Theoretical and Practical Implications

• Scaling works for humanoid control: The paper provides the first systematic evidence that scaling data and model capacity yields predictable improvements in agility and zero-shot generalization, challenging the notion of an inherent trade-off.
• HME enables balanced diversity: Demonstrates that diversity alone is insufficient – balance (distribution-aware sampling) is necessary to avoid overfitting frequent motion modes.
• GPT-style structure aligns with online control: Causal attention respects deployment constraints (no future observations) and naturally exploits parallel supervision (DAgger).
• Real-world feasibility: Careful engineering (ONNX, TensorRT) shows that large Transformer models (80M params) can run in real time on moderate GPU hardware, enabling practical deployment.
• Foundation for generalist whole-body control: The approach is a step toward embodied foundation models that can execute arbitrary motions without task-specific tuning.

Conclusion

Humanoid-GPT is a zero-shot humanoid motion tracker built by scaling data to 2B frames and model capacity to 80M parameters using a GPT-style causal Transformer. Key innovations include:

• A large-scale curated and retargeted motion corpus.
• HME for diversity-aware clustering.
• Distillation of hundreds of PPO experts into a single Transformer via DAgger.
• Demonstration of scaling laws for humanoid tracking.
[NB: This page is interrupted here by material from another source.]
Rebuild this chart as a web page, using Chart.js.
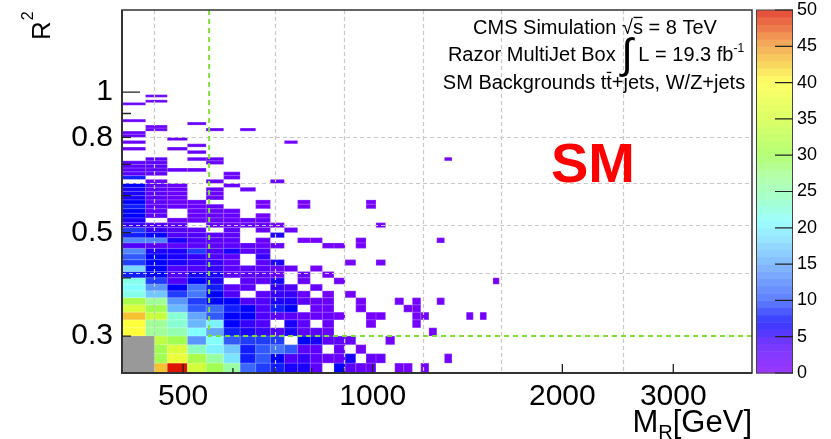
<!DOCTYPE html>
<html>
<head>
<meta charset="utf-8">
<script src="https://cdn.jsdelivr.net/npm/chart.js@4.4.1/dist/chart.umd.min.js"></script>
<style>
  html, body { margin: 0; padding: 0; background: #fff; }
  canvas { display: block; }
</style>
</head>
<body>
<canvas id="razor" width="831" height="439"></canvas>
<script>
// histogram binning: MR in linear 36 GeV bins, R2 in linear 0.0125 bins
const mrStart = 400, mrBinWidth = 36;
const r2Start = 0.25, r2BinWidth = 0.0125;

// event counts, one array per R2 row (row 0 = lowest R2), entries are MR bins from 400 GeV
const counts = [
  [0,43,50,35,30,26,11,9,8,6,6,3,0,7,3,2,2,0,0,1,1,0,1],
  [0,30,38,31,26,19,8,10,7,4,5,3,2,2,6,0,2,2,0,0,0,0,0,0,0,1],
  [0,30,36,24,20,17,8,10,12,10,3,3,0,2,0,1],
  [0,33,30,14,21,10,9,9,9,0,7,6,3,3,2,0,0,0,1],
  [40,27,25,21,15,8,6,5,4,6,3,3,2,0,0,0,0,0,0,0,0,0,0,1],
  [40,27,23,16,20,7,5,4,0,6,3,0,2,0,0,0,1,0,0,0,0,1],
  [43,34,23,15,10,7,7,4,3,3,2,2,2,1,0,0,1,1,0,0,0,1,1,0,0,0,0,0,1,0,1],
  [36,30,16,10,11,8,7,4,8,7,0,2,2,0,0,1,0,0,0,0,1,1],
  [31,27,14,9,7,7,4,4,6,6,3,2,2,0,0,1,0,0,0,1,0,1,0,0,1],
  [22,17,9,12,7,4,0,3,5,5,2,0,1,0,1],
  [21,14,7,12,8,3,3,0,5,4,0,2],
  [22,9,4,7,6,0,3,3,6,0,2,0,0,1,0,0,0,0,0,0,0,0,0,0,0,0,0,0,0,0,0,0,1],
  [8,7,4,6,6,3,3,3,2,0,2,0,1],
  [18,7,4,4,5,3,3,3,2,2,0,1],
  [9,7,6,5,5,3,0,3,6,0,0,0,0,0,1,0,0,1],
  [10,7,6,5,4,3,0,5],
  [13,6,6,9,4,6,3,4],
  [4,3,3,3,3,3,3,2,2,0,0,0,1,1,0,1],
  [13,13,6,4,3,3,0,2,0,0,1,1,0,0,0,1,0,0,0,0,0,0,0,0,1],
  [8,7,4,4,3,3,0,0,6],
  [9,5,4,3,0,3,0,2,0,2],
  [5,4,3,0,2,2,2,2,1,0,0,0,0,0,0,0,0,1],
  [6,0,2,2,2,2,2,2],
  [7,3,0,2,2,2,0,1],
  [7,3,0,2,2,2],
  [8,3,2,2,2,0,0,1,0,0,1,0,0,0,0,0,1],
  [7,3,2,2,0,0,0,1,0,0,1,0,0,0,0,0,1],
  [6,3,2,0,2],
  [6,3,2,0,2],
  [6,3,2,0,2,0,2],
  [7,3,2,0,0,2],
  [0,2,0,0,2,0,0,0,2],
  [8,0,0,0,0,2],
  [3,3,0,0,0,2],
  [3,3,2,2],
  [3,3],
  [3,3,0,0,2],
  [0,3,0,2,2,0,0,0,0,0,0,0,0,0,0,0,0,0,0,0,0,0,0,0,0,1],
  [],
  [0,0,0,2],
  [2,0,2],
  [0,0,0,2],
  [2,0,0,0,0,0,0,0,0,1],
  [0,0,2],
  [2],
  [2],
  [0,2,0,0,2,0,2],
  [0,2],
  [0,0,0,2],
  [2],
  [], [], [], [], [],
  [2],
  [0,2],
  [],
  [0,2]
];

const excludedBox = [400, 450, 0.25, 0.3];
const mrGridLines = [450, 700, 900, 1200, 1600, 2500];
const r2GridLines = [0.41, 0.52, 0.64, 0.8];
const cutMR = 550, cutR2 = 0.3;
const mrTickLabels = [500, 1000, 2000, 3000];
const mrMinorTicks = [600, 700, 800, 900];
const r2TickLabels = [0.3, 0.5, 0.8, 1];
const r2MinorTicks = [0.3, 0.4, 0.5, 0.6, 0.7, 0.8, 0.9];
const zMax = 50;

const FONT = '"Liberation Sans", Arial, Helvetica, sans-serif';

const paletteStops = [
  [0, [128, 0, 255]], [4, [80, 0, 255]], [7, [0, 0, 255]], [10, [48, 90, 255]],
  [14, [90, 150, 255]], [18, [120, 215, 255]], [21, [130, 255, 255]], [24, [140, 255, 190]],
  [27, [160, 255, 150]], [30, [160, 255, 80]], [35, [210, 255, 60]], [40, [255, 255, 60]],
  [43, [245, 195, 50]], [46, [240, 130, 40]], [50, [220, 20, 0]]
];

function palette(v, fade) {
  v = Math.max(0, Math.min(zMax, v));
  let i = 0;
  while (i < paletteStops.length - 2 && v > paletteStops[i + 1][0]) i++;
  const [v0, c0] = paletteStops[i], [v1, c1] = paletteStops[i + 1];
  const t = (v - v0) / (v1 - v0);
  const c = c0.map((a, k) => a + (c1[k] - a) * t);
  const f = fade || 0;
  return 'rgb(' + c.map(a => Math.round(a + (255 - a) * f)).join(',') + ')';
}

// cells as points (bin centres) so the scales see the data
const cells = [];
counts.forEach((row, j) => row.forEach((v, i) => {
  if (v > 0) cells.push({ i, j, v, x: mrStart + mrBinWidth * (i + 0.5), y: r2Start + r2BinWidth * (j + 0.5) });
}));

function drawRuns(ctx, runs, x, baseline, align) {
  let total = 0;
  runs.forEach(r => {
    ctx.font = (r.bold ? 'bold ' : '') + r.size + 'px ' + FONT;
    r.w = ctx.measureText(r.t).width;
    total += r.w;
  });
  let cx = align === 'right' ? x - total : x - total / 2;
  ctx.textAlign = 'left';
  ctx.textBaseline = 'alphabetic';
  runs.forEach(r => {
    ctx.font = (r.bold ? 'bold ' : '') + r.size + 'px ' + FONT;
    ctx.fillText(r.t, cx, baseline + (r.dy || 0));
    if (r.bar) ctx.fillRect(cx + 0.5, baseline - r.size * 0.86, r.w - 1, 1.3);
    cx += r.w;
  });
}

function noPad(s) {
  s.paddingTop = 0; s.paddingBottom = 0; s.paddingLeft = 0; s.paddingRight = 0;
}

const histPlugin = {
  id: 'razorHist',
  beforeDraw(chart) {
    const ctx = chart.ctx;
    ctx.save();
    ctx.fillStyle = '#fff';
    ctx.fillRect(0, 0, chart.width, chart.height);
    ctx.restore();
  },
  afterDatasetsDraw(chart) {
    const ctx = chart.ctx, a = chart.chartArea;
    const xs = chart.scales.x, ys = chart.scales.y, zs = chart.scales.yColor;
    ctx.save();

    // cells
    ctx.save();
    ctx.beginPath();
    ctx.rect(a.left, a.top, a.right - a.left, a.bottom - a.top);
    ctx.clip();
    cells.forEach(c => {
      const x0 = xs.getPixelForValue(mrStart + mrBinWidth * c.i);
      const x1 = xs.getPixelForValue(mrStart + mrBinWidth * (c.i + 1));
      const y0 = ys.getPixelForValue(r2Start + r2BinWidth * (c.j + 1));
      const y1 = ys.getPixelForValue(r2Start + r2BinWidth * c.j);
      ctx.fillStyle = palette(c.v);
      ctx.fillRect(x0, y0, x1 - x0, y1 - y0);
      ctx.strokeStyle = 'rgba(255,255,255,0.18)';
      ctx.lineWidth = 0.6;
      ctx.strokeRect(x0 + 0.3, y0 + 0.3, x1 - x0 - 0.6, y1 - y0 - 0.6);
    });

    // excluded region
    const gx0 = xs.getPixelForValue(excludedBox[0]), gx1 = xs.getPixelForValue(excludedBox[1]);
    const gy0 = ys.getPixelForValue(excludedBox[3]), gy1 = ys.getPixelForValue(excludedBox[2]);
    ctx.fillStyle = '#999999';
    ctx.fillRect(gx0, gy0, gx1 - gx0, gy1 - gy0);

    // dashed grid at box boundaries
    ctx.strokeStyle = '#c8c8c8';
    ctx.lineWidth = 1.2;
    ctx.setLineDash([4, 3]);
    mrGridLines.forEach(v => {
      const px = Math.round(xs.getPixelForValue(v)) + 0.5;
      ctx.beginPath(); ctx.moveTo(px, a.top); ctx.lineTo(px, a.bottom); ctx.stroke();
    });
    r2GridLines.forEach(v => {
      const py = Math.round(ys.getPixelForValue(v)) + 0.5;
      ctx.beginPath(); ctx.moveTo(a.left, py); ctx.lineTo(a.right, py); ctx.stroke();
    });

    // signal region boundary
    ctx.strokeStyle = '#7fe03a';
    ctx.lineWidth = 2;
    ctx.setLineDash([5, 4]);
    const cx = xs.getPixelForValue(cutMR), cy = ys.getPixelForValue(cutR2);
    ctx.beginPath();
    ctx.moveTo(cx, a.top); ctx.lineTo(cx, cy); ctx.lineTo(a.right, cy);
    ctx.stroke();
    ctx.setLineDash([]);
    ctx.restore();

    // frame and inner ticks
    ctx.strokeStyle = '#333';
    ctx.lineWidth = 1.5;
    ctx.strokeRect(a.left, a.top, a.right - a.left, a.bottom - a.top);
    ctx.lineWidth = 2;
    ctx.beginPath();
    ctx.moveTo(a.left, a.top); ctx.lineTo(a.left, a.bottom); ctx.lineTo(a.right, a.bottom);
    ctx.stroke();
    ctx.lineWidth = 1.3;
    ctx.strokeStyle = '#222';
    ctx.beginPath();
    mrTickLabels.forEach(v => { const px = xs.getPixelForValue(v); ctx.moveTo(px, a.bottom); ctx.lineTo(px, a.bottom - 9); });
    mrMinorTicks.forEach(v => { const px = xs.getPixelForValue(v); ctx.moveTo(px, a.bottom); ctx.lineTo(px, a.bottom - 5); });
    r2MinorTicks.forEach(v => { const py = ys.getPixelForValue(v); ctx.moveTo(a.left, py); ctx.lineTo(a.left + 9, py); });
    const p1 = ys.getPixelForValue(1);
    ctx.moveTo(a.left, p1); ctx.lineTo(a.left + 18, p1);
    ctx.stroke();

    // colour bar
    const bx0 = a.right + 4, bx1 = a.right + 41;
    for (let k = 0; k < zMax; k++) {
      const t = zs.getPixelForValue(k + 1), b = zs.getPixelForValue(k);
      ctx.fillStyle = palette(k + 0.5, 0.22);
      ctx.fillRect(bx0, t, bx1 - bx0, b - t + 0.5);
    }
    ctx.strokeStyle = '#444';
    ctx.lineWidth = 1;
    ctx.strokeRect(bx0 + 0.5, zs.getPixelForValue(zMax), bx1 - bx0 - 1, zs.getPixelForValue(0) - zs.getPixelForValue(zMax));
    ctx.strokeStyle = '#222';
    ctx.lineWidth = 1.2;
    ctx.beginPath();
    for (let k = 0; k <= zMax; k += 5) {
      const py = zs.getPixelForValue(k);
      ctx.moveTo(bx1 - 18, py); ctx.lineTo(bx1, py);
    }
    ctx.stroke();

    // text
    ctx.fillStyle = '#000';
    drawRuns(ctx, [{ t: 'CMS Simulation ', size: 20 }, { t: '\u221A', size: 20 }, { t: 's', size: 20, bar: true }, { t: ' = 8 TeV', size: 20 }], 595, 34);
    drawRuns(ctx, [{ t: 'Razor MultiJet Box ', size: 20 }, { t: '\u222B', size: 42, dy: 7 }, { t: ' L = 19.3 fb', size: 20 }, { t: '-1', size: 12, dy: -9 }], 596, 61);
    drawRuns(ctx, [{ t: 'SM Backgrounds t', size: 20 }, { t: 't', size: 20, bar: true }, { t: '+jets, W/Z+jets', size: 20 }], 594, 89);

    ctx.fillStyle = '#ff0000';
    drawRuns(ctx, [{ t: 'SM', size: 56, bold: true }], 593, 182);

    ctx.fillStyle = '#000';
    drawRuns(ctx, [{ t: 'M', size: 31 }, { t: 'R', size: 20, dy: 7 }, { t: '[GeV]', size: 31 }], 752, 432, 'right');

    ctx.save();
    ctx.translate(50, 40);
    ctx.rotate(-Math.PI / 2);
    ctx.textAlign = 'left';
    ctx.textBaseline = 'alphabetic';
    ctx.font = '26px ' + FONT;
    ctx.fillText('R', 0, 0);
    const rw = ctx.measureText('R').width;
    ctx.font = '16px ' + FONT;
    ctx.fillText('2', rw + 1, -17);
    ctx.restore();

    ctx.restore();
  }
};

new Chart(document.getElementById('razor'), {
  type: 'scatter',
  data: { datasets: [{ data: cells, pointRadius: 0, pointHoverRadius: 0 }] },
  options: {
    responsive: false,
    animation: false,
    devicePixelRatio: 1,
    events: [],
    layout: { padding: { top: 10, right: 0, bottom: 0, left: 0 } },
    plugins: { legend: { display: false }, tooltip: { enabled: false } },
    scales: {
      x: {
        type: 'logarithmic', position: 'bottom', min: 400, max: 4000,
        afterBuildTicks: s => { s.ticks = mrTickLabels.map(v => ({ value: v })); },
        afterFit: s => { s.height = 66; noPad(s); },
        grid: { display: false, drawTicks: false }, border: { display: false },
        ticks: { autoSkip: false, maxRotation: 0, padding: 6, color: '#000', font: { family: FONT, size: 30 }, callback: v => String(v) }
      },
      y: {
        type: 'logarithmic', position: 'left', min: 0.25, max: 1.5,
        afterBuildTicks: s => { s.ticks = r2TickLabels.map(v => ({ value: v })); },
        afterFit: s => { s.width = 122; noPad(s); },
        grid: { display: false, drawTicks: false }, border: { display: false },
        ticks: { autoSkip: false, padding: 9, color: '#000', font: { family: FONT, size: 30 }, callback: v => String(v) }
      },
      yColor: {
        axis: 'y', type: 'linear', position: 'right', min: 0, max: zMax,
        afterFit: s => { s.width = 79; noPad(s); },
        grid: { display: false, drawTicks: false }, border: { display: false },
        ticks: { stepSize: 5, autoSkip: false, padding: 45, color: '#000', font: { family: FONT, size: 18 } }
      }
    }
  },
  plugins: [histPlugin]
});
</script>
</body>
</html>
Experiments show robust zero-shot transfer from simulation to real hardware, tracking highly dynamic motions (dance, teleoperation) without fine-tuning.

Future work includes:

• Incorporating richer modalities (contacts, vision, language).
• Extending to interactive / multi-agent scenarios.
• Coupling with longer-horizon planning or VLA-style instruction for general-purpose embodied foundation models.